Chinese students protest: 'you promised free election'

Free elections should be free elections. That is the issue on which students at a teachers college in Mao Tse-tung's home province have clashed with election authorities. A team from the central government is investigating the incident.

"Down with bureaucratism!" "Power to the people!" "Power to the students!" "Support the students!"

Such were the slogans borne by students from three institutions of higher learning in Changsha, capital of Hunan Province, Oct. 15, according to an eyewitness account.

The students, about 3,000 strong, marched from their respective institutions -- Changsha Normal college, Hunan University, and the Institute of Mining -- to the provincial administration building, where 60 to 70 students had been holding a hunger strike since Oct. 13. It was an orderly march and, according to the eyewitness, no arrests were made.

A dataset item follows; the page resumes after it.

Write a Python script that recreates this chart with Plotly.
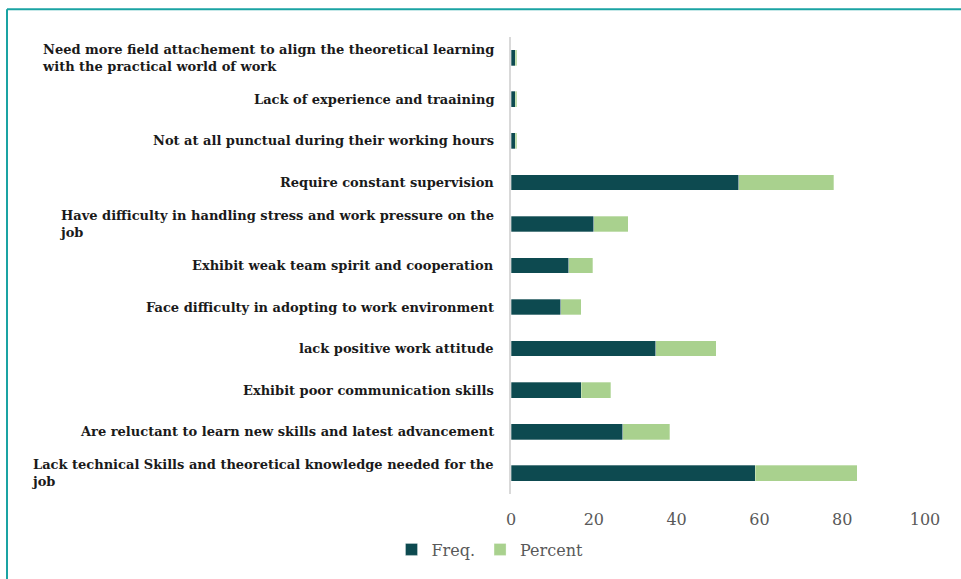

The background to the protest march appears to be this: Like many other counties and municipalities, Changsha is holding elections at the district level for people's congresses -- similar to ward or borough assemblies in Western cities. China's collective leadership, headed in fact if not in name by Deng Xiaoping (vice-chairman of the Communist Party), is trying to democratize these grass-roots elections as a means of heightening popular enthusiasm for its ambitious economic modernization program.

For the first time, the number of candidates may exceed the number of seats to be contested. Any three voters can recommend a candidate. To bring the number of candidates down to a manageable size, runoff elections would be held before the actual election, the New China News Agency said recently.

Since people vote at their place of work (or of study, in the case of students), large units such as factories or educational institutions themselves constitute an electoral precinct.The precinct that included Changsha Teachers College was entitled to four seats in the district assembly. Runoff elections reduced the large number of original contestants to six, at least two of whom were students -- Liang Heng, who is married to an American, and Tao Xun.

At this point, the election authorities -- in this case, the administration of Changsha Normal College -- inserted a seventh candidate. The students were furious at what they considered an unwarranted interference in the election process.

A hunger strike was started by Liang Heng and others, and the protest march followed. Other institutions of higher learning in Changsha rallied to the support of the Changsha Normal College students, and appeals were sent out to universities nationwide, including Peking University.

For much of this week Changsha Normal was apparently in an effervescent mood, with a great deal of speechmaking, the soliciting of campaign funds, and even contributions of food from the general public.

Then on Oct. 16 the students were persuaded to call off their hunger strike by a promise that the central government would send a team to investigate the whole affair. There, as of this writing, the situation rests. The students are awaiting the result of the investigation.

The parents both of Mr. Liang and of Mr. Tao are said to be victims of the Cultural Revolution, the 10-year chaos that gripped China during the declining years of Chairman Mao, and that saw the rise of the Chairman's wife, Jiang Qing, and her "gang of four."

The strength of the protest shows that at least in some districts the government's promise of free elections is being taken seriously. The outcome of the investigation will be watched to see whether the government will deliver on the commitment it has made.